The words are powerful not because they are eloquent.

Because they were almost impossible to say.

Writing Subtext Without Obscurity

There is, however, an important balance.

Subtext should deepen dialogue, not replace clarity entirely.

If every conversation becomes so indirect that readers cannot determine what anyone wants, emotional engagement disappears.

Readers should sense the hidden conversation even when characters avoid stating it directly.

The emotional direction must remain understandable.

Confusion is not the goal.

Recognition is.

The reader should feel the truth pressing against the edges of the dialogue, waiting for someone brave enough to finally speak it aloud.

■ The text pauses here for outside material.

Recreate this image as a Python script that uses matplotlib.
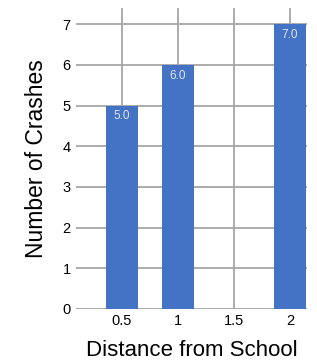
import matplotlib
matplotlib.use("Agg")
import matplotlib.pyplot as plt

plt.rcParams["font.family"] = ["Liberation Sans", "DejaVu Sans"]

# data
distance = [0.5, 1, 2]
crashes = [5, 6, 7]
x_ticks = [0.5, 1, 1.5, 2]
x_tick_labels = ["0.5", "1", "1.5", "2"]
y_ticks = [0, 1, 2, 3, 4, 5, 6, 7]

fig = plt.figure(figsize=(3.17, 3.63), dpi=100)
ax = fig.add_axes([0.24, 0.149, 0.728, 0.829])

bars = ax.bar(distance, crashes, width=0.29, color="#4472C4", zorder=3)
for b, v in zip(bars, crashes):
    ax.text(b.get_x() + b.get_width() / 2, v - 0.12, f"{v:.1f}",
            ha="center", va="top", color="#dfe6f5", fontsize=8.5, zorder=4)

ax.set_xlim(0.09, 2.15)
ax.set_ylim(0, 7.4)
ax.set_xticks(x_ticks)
ax.set_xticklabels(x_tick_labels)
ax.set_yticks(y_ticks)

ax.grid(True, color="#a6a6a6", linewidth=1.3, zorder=0)
ax.axhline(0, color="#e0e0e0", linewidth=1.3, zorder=1)
for s in ax.spines.values():
    s.set_visible(False)
ax.tick_params(length=0, labelsize=10.5, pad=4)

ax.set_xlabel("Distance from School", fontsize=16, labelpad=8)
ax.set_ylabel("Number of Crashes", fontsize=16.5, labelpad=10)

fig.savefig("out.png", dpi=100)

Why Readers Recognize Avoidance Instantly

Dialogue built around avoidance resonates because it mirrors everyday life.

People rarely say exactly what they mean.

They soften criticism.

Disguise affection.

Hide fear behind irritation.

Mask loneliness with independence.

Present certainty while privately questioning everything.

Readers recognize these patterns because they have lived them.

They know what it feels like to answer the wrong question because the right one feels too dangerous.

They know what it means to hope someone understands the sentence that was never actually spoken.

That familiarity creates authenticity.

The Story Beneath the Conversation

Ultimately, dialogue is rarely about information.

It is about emotional negotiation.

Characters enter conversations wanting two contradictory things at once.

To be understood.

And to remain protected.

Everything they say exists somewhere between those desires.

They reveal just enough.

Conceal just enough.

Test the waters.

Retreat.

Try again.

Until eventually the story reaches the point where hiding becomes harder than honesty.

And that is when dialogue transforms.

Not because the words become more beautiful.

Because, for the first time, they become true.

The most memorable conversations in fiction are rarely remembered for what was said.

They are remembered for everything the characters struggled not to say—and for the extraordinary courage it finally took to let the real words emerge.